There's much more but you get my drift.

Same column -"Do I think unions should be able to make political donations?" Wynne asked rhetorically. "Yes, I do"

"Of course, Wynne isn't just a school trustee. She's also the nominated provincial candidate in the riding of Don Valley West. As such, given her political aspirations, you have to wonder how much of a commitment Wynne has to helping to bring peace to the public education system at this time. After all, if the TDSB were suddenly to find it could balance its budget, a giant chunk of the Liberals' election platform in Toronto-that the Torie's are solely responsible for never-ending conflict in Toronto schools-would drop off the face of the Earth. Finally, Wynne has some other interesting names on her donors' list. "

Sandy said...

Joanne -- Just a reminder to your readers that this issue was not brought up by you or me, but the Kingston-Whig Standard and others. We are simply responding to that news.

http://www.thewhig.com/ArticleDisplay.aspx?e=724553&auth=Osprey+News+Networ

IMO we need to find out the exact numbers. As a former teacher, I am appalled that no one seems to be thinking about the children. It doesn't matter whether a teacher is gone one day a week or longer, it is the start of a new school year and they deserve to have their regular teacher. It is hard enough when a teacher is sick.

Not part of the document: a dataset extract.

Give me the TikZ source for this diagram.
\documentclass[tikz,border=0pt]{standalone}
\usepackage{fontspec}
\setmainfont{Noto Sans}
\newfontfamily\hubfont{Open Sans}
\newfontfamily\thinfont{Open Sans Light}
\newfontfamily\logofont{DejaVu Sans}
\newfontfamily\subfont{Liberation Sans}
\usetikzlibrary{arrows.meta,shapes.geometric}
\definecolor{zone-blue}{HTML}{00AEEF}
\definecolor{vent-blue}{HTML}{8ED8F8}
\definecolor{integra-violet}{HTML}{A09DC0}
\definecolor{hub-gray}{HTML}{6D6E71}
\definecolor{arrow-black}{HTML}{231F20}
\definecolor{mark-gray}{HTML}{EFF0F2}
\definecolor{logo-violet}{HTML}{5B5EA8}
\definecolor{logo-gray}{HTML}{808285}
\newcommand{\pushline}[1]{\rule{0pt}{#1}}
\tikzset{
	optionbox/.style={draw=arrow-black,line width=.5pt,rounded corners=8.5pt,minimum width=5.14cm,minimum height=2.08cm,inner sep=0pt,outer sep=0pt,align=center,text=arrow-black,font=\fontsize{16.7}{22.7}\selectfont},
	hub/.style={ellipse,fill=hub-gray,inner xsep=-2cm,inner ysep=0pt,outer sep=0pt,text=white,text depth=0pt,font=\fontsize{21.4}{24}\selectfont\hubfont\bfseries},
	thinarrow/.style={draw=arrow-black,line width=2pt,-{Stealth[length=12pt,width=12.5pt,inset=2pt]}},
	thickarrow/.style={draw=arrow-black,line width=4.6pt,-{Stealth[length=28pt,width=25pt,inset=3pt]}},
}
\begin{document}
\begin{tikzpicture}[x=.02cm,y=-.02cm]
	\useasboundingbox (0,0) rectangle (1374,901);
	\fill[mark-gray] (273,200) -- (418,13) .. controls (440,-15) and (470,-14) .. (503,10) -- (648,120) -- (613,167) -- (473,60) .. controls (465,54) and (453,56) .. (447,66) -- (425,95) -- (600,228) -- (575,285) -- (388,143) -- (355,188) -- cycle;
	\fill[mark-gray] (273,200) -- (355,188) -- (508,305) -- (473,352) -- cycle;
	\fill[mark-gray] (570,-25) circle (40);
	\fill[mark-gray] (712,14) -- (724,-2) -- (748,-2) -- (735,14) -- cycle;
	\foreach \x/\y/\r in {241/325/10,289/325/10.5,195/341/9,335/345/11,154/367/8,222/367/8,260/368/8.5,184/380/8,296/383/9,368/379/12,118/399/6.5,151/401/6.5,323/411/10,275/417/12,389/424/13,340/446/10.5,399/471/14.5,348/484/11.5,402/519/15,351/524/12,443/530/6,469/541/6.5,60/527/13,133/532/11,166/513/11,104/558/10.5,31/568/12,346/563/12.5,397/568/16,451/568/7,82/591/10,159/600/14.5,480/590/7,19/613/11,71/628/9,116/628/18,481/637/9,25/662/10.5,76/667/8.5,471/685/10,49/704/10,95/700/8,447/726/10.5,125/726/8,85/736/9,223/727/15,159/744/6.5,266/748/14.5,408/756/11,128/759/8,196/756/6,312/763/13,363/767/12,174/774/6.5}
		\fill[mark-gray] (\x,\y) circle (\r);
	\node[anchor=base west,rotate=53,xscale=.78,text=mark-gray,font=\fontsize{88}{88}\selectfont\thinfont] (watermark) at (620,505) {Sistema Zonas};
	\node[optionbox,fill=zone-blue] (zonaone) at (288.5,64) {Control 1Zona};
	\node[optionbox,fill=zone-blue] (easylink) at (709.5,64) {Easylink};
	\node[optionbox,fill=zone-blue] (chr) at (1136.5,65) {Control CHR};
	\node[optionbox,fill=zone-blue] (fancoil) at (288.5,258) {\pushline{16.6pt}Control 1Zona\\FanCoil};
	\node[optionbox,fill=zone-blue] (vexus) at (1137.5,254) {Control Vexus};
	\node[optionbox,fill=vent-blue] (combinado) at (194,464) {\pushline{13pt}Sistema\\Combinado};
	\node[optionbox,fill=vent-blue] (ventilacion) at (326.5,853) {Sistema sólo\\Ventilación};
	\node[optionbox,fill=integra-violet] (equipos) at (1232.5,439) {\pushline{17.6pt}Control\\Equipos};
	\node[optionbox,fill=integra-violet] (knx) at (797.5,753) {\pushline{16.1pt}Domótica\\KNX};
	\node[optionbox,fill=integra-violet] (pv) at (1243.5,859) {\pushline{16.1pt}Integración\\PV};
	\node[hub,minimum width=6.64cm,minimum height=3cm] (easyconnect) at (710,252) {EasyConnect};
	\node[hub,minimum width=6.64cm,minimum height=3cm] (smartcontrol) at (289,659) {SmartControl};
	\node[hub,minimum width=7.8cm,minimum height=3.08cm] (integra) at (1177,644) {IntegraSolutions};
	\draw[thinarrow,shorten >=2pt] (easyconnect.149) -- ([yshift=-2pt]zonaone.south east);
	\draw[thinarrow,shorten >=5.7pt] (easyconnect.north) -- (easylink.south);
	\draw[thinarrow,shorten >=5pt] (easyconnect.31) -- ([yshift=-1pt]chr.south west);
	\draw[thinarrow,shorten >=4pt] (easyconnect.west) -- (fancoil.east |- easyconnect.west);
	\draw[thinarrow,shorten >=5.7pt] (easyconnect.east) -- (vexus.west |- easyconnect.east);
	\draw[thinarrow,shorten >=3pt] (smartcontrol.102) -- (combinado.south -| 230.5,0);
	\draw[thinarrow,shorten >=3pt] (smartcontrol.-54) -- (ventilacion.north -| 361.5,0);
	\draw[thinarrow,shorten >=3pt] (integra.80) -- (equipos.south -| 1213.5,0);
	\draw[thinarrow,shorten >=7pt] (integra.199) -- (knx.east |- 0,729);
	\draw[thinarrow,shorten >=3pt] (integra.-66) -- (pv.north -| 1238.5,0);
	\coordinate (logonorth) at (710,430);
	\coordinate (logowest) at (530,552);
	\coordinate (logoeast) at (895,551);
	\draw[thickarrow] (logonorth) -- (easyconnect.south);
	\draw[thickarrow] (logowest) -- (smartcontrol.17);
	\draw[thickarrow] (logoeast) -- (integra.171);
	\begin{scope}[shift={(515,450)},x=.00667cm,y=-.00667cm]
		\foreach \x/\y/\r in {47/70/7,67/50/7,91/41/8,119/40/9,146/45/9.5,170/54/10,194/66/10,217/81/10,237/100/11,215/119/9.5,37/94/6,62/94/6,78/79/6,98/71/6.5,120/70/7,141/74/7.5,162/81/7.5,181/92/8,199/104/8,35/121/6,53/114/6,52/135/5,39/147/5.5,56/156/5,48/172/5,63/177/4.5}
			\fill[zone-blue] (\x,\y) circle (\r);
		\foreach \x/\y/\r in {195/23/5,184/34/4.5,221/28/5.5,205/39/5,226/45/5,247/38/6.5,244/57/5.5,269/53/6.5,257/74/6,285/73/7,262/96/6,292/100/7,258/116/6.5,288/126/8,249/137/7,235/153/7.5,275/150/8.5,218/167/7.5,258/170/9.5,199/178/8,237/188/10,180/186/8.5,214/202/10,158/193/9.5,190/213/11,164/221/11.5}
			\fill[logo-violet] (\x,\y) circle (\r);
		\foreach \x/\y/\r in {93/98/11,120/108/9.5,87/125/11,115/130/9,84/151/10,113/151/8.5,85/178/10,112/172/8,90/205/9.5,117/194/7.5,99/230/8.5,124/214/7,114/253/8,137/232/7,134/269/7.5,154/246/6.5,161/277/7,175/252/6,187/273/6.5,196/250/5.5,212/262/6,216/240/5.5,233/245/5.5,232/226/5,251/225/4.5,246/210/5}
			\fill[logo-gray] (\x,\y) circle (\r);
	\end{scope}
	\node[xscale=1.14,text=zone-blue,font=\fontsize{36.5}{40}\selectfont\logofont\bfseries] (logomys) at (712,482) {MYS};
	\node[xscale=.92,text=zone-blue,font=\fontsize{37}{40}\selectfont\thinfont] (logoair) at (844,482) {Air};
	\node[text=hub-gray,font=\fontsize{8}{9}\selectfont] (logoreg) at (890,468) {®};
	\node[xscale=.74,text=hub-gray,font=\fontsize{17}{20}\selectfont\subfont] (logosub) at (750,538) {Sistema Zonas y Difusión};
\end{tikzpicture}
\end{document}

Let the school boards (not the unions) tell us the numbers and then the public can decide whether it is an issue or not.

And, by the way, even though the teachers' unions were paying the substitute teachers pay, we don't know if they also paid the regular teachers' benefits, such as health and life insurance and pension benefits. Those amounts can add up to a considerable amount of money.

The bottom line is if this is what teachers want to do, fine, but let teachers work for the party of their choice, not one party.

However, I have no plans to continue this inquiry. I'm a retired teacher, an old broad at that, and feel very tired right about now.

So, no matter who wins tonight, the voters will have spoken and I am fine with that. That is the essence of democracy.

Tomorrow I plan to write something about "organizational strategies for school and work."

Have a good night everyone no matter what the outcome!

Anonymous said...

Can't wait for the first time Dalton has to deal with a job action by teachers. We can all remind him of his "Hypocrisy"(at least he's consistant)and the editorial of the same name from the Ottawa Sun Oct. 30 1997.

"Liberal Leader Dalton McGuinty didn't invent political hypocrisy, he merely took it to new heights when he urged striking teachers this week to continue their illegal campaign against the Harris government. Would this be the same Dalton McGuinty, who a few years back, introduced a private member's bill in the legislature that would have effectively stripped teachers of their right to strike? Would this be the same Dalton McGuinty who cried crocodile tears over the plight of students when teachers in Ottawa-Carleton shut down their classrooms in 1002? Would boldly pronounced that teachers and school boards most certainly do nogt speak for students' interests when they engage in walkouts or lockouts?"

"A word of advice for striking teachers: Get to know your enemy. But first, get to know your allies. You might be surprised what you find."